§ **EXERCISE REQUIREMENTS**: Retype exactly the lines from the first one through the line with "import plotly.graph_objects as go", including both ends; skip any pictures.

§ **DATA PROVIDED**:
·····

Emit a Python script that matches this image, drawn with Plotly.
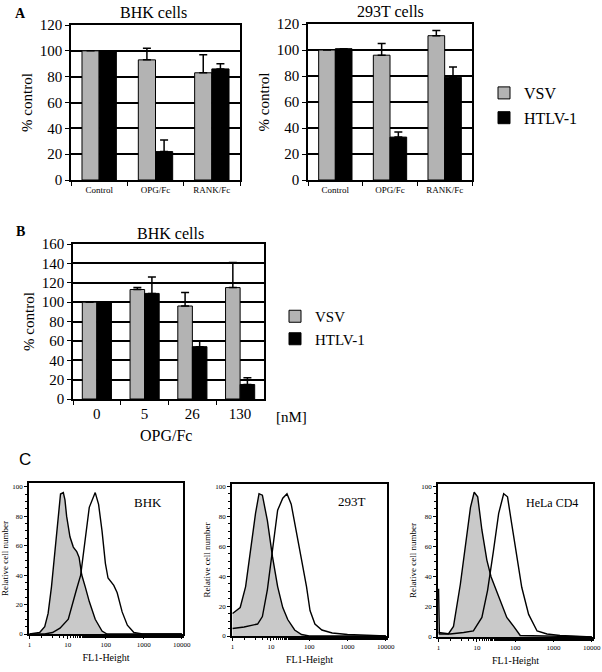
import plotly.graph_objects as go

# ---------------- data ----------------
a_cats = ["Control", "OPG/Fc", "RANK/Fc"]
bhk_vsv = [100, 93, 83]
bhk_vsv_err = [0, 9, 14]
bhk_htlv = [100, 22, 86]
bhk_htlv_err = [0, 9, 4]

t293_vsv = [100, 96, 111]
t293_vsv_err = [0, 9, 4]
t293_htlv = [101, 33, 79]
t293_htlv_err = [0, 4, 8]

b_cats = ["0", "5", "26", "130"]
b_vsv = [100, 113, 96, 115]
b_vsv_err = [0, 2, 14, 26]
b_htlv = [100, 109, 54, 15]
b_htlv_err = [0, 17, 6, 7]

# flow cytometry histograms (FL1-Height, relative cell number)
bhk_ctrl_x = [1, 1.84, 2.5, 3.07, 3.76, 4.6, 5.65, 6.5, 7.7, 8.5, 9.4, 11.5, 14.1, 17.3, 20, 23.5, 29, 37, 53, 80, 108, 10000]
bhk_ctrl_y = [0, 1, 5, 14, 32, 57, 82, 95, 96, 91, 80, 66, 59, 56, 52, 40, 32, 22, 10, 2, 0, 0]
bhk_stain_x = [1, 2.5, 4, 6.3, 10.4, 14, 17, 22, 29, 37, 53, 65, 80, 98, 115, 163, 200, 270, 370, 550, 920, 10000]
bhk_stain_y = [0, 0, 1, 4, 10, 23, 30, 40, 64, 86, 96, 88, 70, 48, 38, 33, 28, 15, 6, 1, 0, 0]

t293_ctrl_x = [1, 1.58, 2.19, 2.95, 3.98, 4.9, 6.0, 8.1, 11, 15, 20.4, 27.5, 41.7, 63, 100, 10000]
t293_ctrl_y = [15, 19, 33, 57, 82, 95, 94, 77, 53, 33, 19, 11, 4, 1, 0, 0]
t293_stain_x = [1, 2.0, 4.5, 6.0, 8.1, 11, 15, 20.4, 26.3, 33.9, 45.7, 63, 85, 105, 141, 214, 398, 1000, 10000]
t293_stain_y = [5, 6, 8, 13, 31, 57, 84, 92, 95, 88, 71, 51, 33, 17, 8, 4, 2, 1, 0]

hela_ctrl_x = [1, 1.01, 1.05, 1.8, 2.45, 3.7, 5.0, 6.8, 8.5, 10.5, 13.5, 18.2, 23.4, 30.2, 40.7, 60.3, 91.2, 135, 10000]
hela_ctrl_y = [32, 3, 2, 2, 7, 35, 60, 86, 96, 93, 71, 51, 40, 33, 24, 13, 7, 1, 0]
hela_stain_x = [1, 2.0, 4.5, 8.1, 13.5, 19, 27, 37, 50, 63, 81, 110, 148, 224, 372, 676, 1480, 10000]
hela_stain_y = [3, 2, 3, 4, 13, 31, 57, 82, 95, 93, 75, 53, 33, 15, 4, 2, 1, 0]

# ---------------- helpers ----------------
W, H = 602, 672
def px(x):
    return x / W
def py(y):
    return 1 - y / H

FONT = "Liberation Serif, Times New Roman, serif"
GRAY = "#b3b3b3"
SHADE = "#c9c9c9"

fig = go.Figure()

def add_bars(xa, ya, cats, vsv, vsv_err, htlv, htlv_err, show, legend):
    fig.add_trace(go.Bar(
        x=cats, y=vsv, name="VSV", xaxis=xa, yaxis=ya,
        marker=dict(color=GRAY, line=dict(color="black", width=1)),
        error_y=dict(type="data", symmetric=False, array=vsv_err,
                     arrayminus=[0] * len(vsv_err), color="black", thickness=1.5, width=4),
        showlegend=show, legend=legend, legendgroup=legend + "v"))
    fig.add_trace(go.Bar(
        x=cats, y=htlv, name="HTLV-1", xaxis=xa, yaxis=ya,
        marker=dict(color="black", line=dict(color="black", width=1)),
        error_y=dict(type="data", symmetric=False, array=htlv_err,
                     arrayminus=[0] * len(htlv_err), color="black", thickness=1.5, width=4),
        showlegend=show, legend=legend, legendgroup=legend + "h"))

add_bars("x", "y", a_cats, bhk_vsv, bhk_vsv_err, bhk_htlv, bhk_htlv_err, True, "legend")
add_bars("x2", "y2", a_cats, t293_vsv, t293_vsv_err, t293_htlv, t293_htlv_err, False, "legend")
add_bars("x3", "y3", b_cats, b_vsv, b_vsv_err, b_htlv, b_htlv_err, True, "legend2")

def add_hist(xa, ya, cx, cy, sx, sy):
    fig.add_trace(go.Scatter(x=cx, y=cy, xaxis=xa, yaxis=ya, mode="lines",
                             line=dict(color="black", width=1.4), fill="tozeroy",
                             fillcolor=SHADE, showlegend=False))
    fig.add_trace(go.Scatter(x=sx, y=sy, xaxis=xa, yaxis=ya, mode="lines",
                             line=dict(color="black", width=1.4), showlegend=False))

add_hist("x4", "y4", bhk_ctrl_x, bhk_ctrl_y, bhk_stain_x, bhk_stain_y)
add_hist("x5", "y5", t293_ctrl_x, t293_ctrl_y, t293_stain_x, t293_stain_y)
add_hist("x6", "y6", hela_ctrl_x, hela_ctrl_y, hela_stain_x, hela_stain_y)

# ---------------- axes ----------------
def bar_x(dom, size):
    return dict(domain=dom, showline=True, linecolor="black", linewidth=1.5, mirror=True,
                ticks="outside", tickson="boundaries", ticklen=4, tickcolor="black",
                tickfont=dict(family=FONT, size=size, color="black"), showgrid=False, zeroline=False,
                automargin=False)

def bar_y(dom, ax, rng, dtick, size):
    return dict(domain=dom, anchor=ax, range=rng, dtick=dtick, showline=True, linecolor="black",
                linewidth=1.5, mirror=True, ticks="outside", ticklen=4, tickcolor="black",
                showgrid=True, gridcolor="black", gridwidth=1.5, zeroline=False, automargin=False,
                tickfont=dict(family=FONT, size=size, color="black"),
                title=dict(text="% control", font=dict(family=FONT, size=15, color="black"), standoff=4))

def hist_x(dom):
    return dict(domain=dom, type="log", range=[-0.015, 4.03], showline=True, linecolor="black",
                linewidth=1.5, mirror=True, ticks="outside", ticklen=3, tickcolor="black",
                tickvals=[1, 10, 100, 1000, 10000], ticktext=["1", "10", "100", "1000", "10000"],
                minor=dict(ticks="outside", ticklen=2, tickcolor="black", showgrid=False),
                showgrid=False, zeroline=False, automargin=False,
                tickfont=dict(family=FONT, size=7, color="black"),
                title=dict(text="FL1-Height", font=dict(family=FONT, size=10, color="black"), standoff=6))

def hist_y(dom, ax, top):
    return dict(domain=dom, anchor=ax, range=[0, top], tickvals=[0, 20, 40, 60, 80, 100],
                showline=True, linecolor="black", linewidth=1.5, mirror=True,
                ticks="outside", ticklen=3, tickcolor="black",
                minor=dict(ticks="outside", ticklen=2, tickcolor="black", dtick=5, showgrid=False),
                showgrid=False, zeroline=False, automargin=False,
                tickfont=dict(family=FONT, size=7, color="black"),
                title=dict(text="Relative cell number", font=dict(family=FONT, size=9, color="black"), standoff=3))

xa1 = bar_x([px(71), px(240)], 9); xa1["anchor"] = "y"
xa2 = bar_x([px(308), px(472)], 9); xa2["anchor"] = "y2"
xa3 = bar_x([px(73), px(264)], 15); xa3["anchor"] = "y3"

xa4 = hist_x([px(29), px(183)]); xa4["anchor"] = "y4"
xa5 = hist_x([px(232), px(387)]); xa5["anchor"] = "y5"
xa6 = hist_x([px(438), px(593)]); xa6["anchor"] = "y6"

fig.update_layout(
    width=W, height=H, margin=dict(l=0, r=0, t=0, b=0, autoexpand=False),
    paper_bgcolor="white", plot_bgcolor="white",
    barmode="group", bargap=0.39, bargroupgap=0,
    font=dict(family=FONT, color="black"),
    xaxis=xa1, yaxis=bar_y([py(180), py(25)], "x", [0, 120], 20, 15),
    xaxis2=xa2, yaxis2=bar_y([py(180), py(24)], "x2", [0, 120], 20, 15),
    xaxis3=xa3, yaxis3=bar_y([py(399), py(244)], "x3", [0, 160], 20, 15),
    xaxis4=xa4, yaxis4=hist_y([py(634), py(483)], "x4", 102.5),
    xaxis5=xa5, yaxis5=hist_y([py(636), py(484)], "x5", 101.5),
    xaxis6=xa6, yaxis6=hist_y([py(637), py(484)], "x6", 101.5),
    legend=dict(x=px(484), y=py(76), xanchor="left", yanchor="top", traceorder="grouped",
                tracegroupgap=1, font=dict(family=FONT, size=16, color="black"),
                bgcolor="rgba(0,0,0,0)"),
    legend2=dict(x=px(275), y=py(300), xanchor="left", yanchor="top", traceorder="grouped",
                 tracegroupgap=0, font=dict(family=FONT, size=15, color="black"),
                 bgcolor="rgba(0,0,0,0)"),
)

def note(text, x, y, size, family=FONT, bold=False, xanchor="center"):
    t = "<b>%s</b>" % text if bold else text
    fig.add_annotation(text=t, x=px(x), y=py(y), xref="paper", yref="paper",
                       showarrow=False, xanchor=xanchor, yanchor="middle",
                       font=dict(family=family, size=size, color="black"))

note("A", 20, 13, 14, bold=True)
note("BHK cells", 153, 12, 16)
note("293T cells", 390, 11, 16)
note("B", 20, 231, 14, bold=True)
note("BHK cells", 170, 233, 16)
note("[nM]", 274, 417, 15, xanchor="left")
note("OPG/Fc", 166, 435, 16)
note("C", 25, 459, 17, family="Liberation Sans, Arial, sans-serif")
note("BHK", 148, 502, 13)
note("293T", 352, 501, 13)
note("HeLa CD4", 552, 503, 12)

# place the figure at the window's top-left corner (no default page margin), no mode bar
fig.write_html("out.html", config={"displayModeBar": False},
               post_script="document.body.style.margin='0px';document.body.style.overflow='hidden';")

·····

§ **RESULT FOR THIS EXERCISE**:
Emit a Python script that matches this image, drawn with Plotly.
import plotly.graph_objects as go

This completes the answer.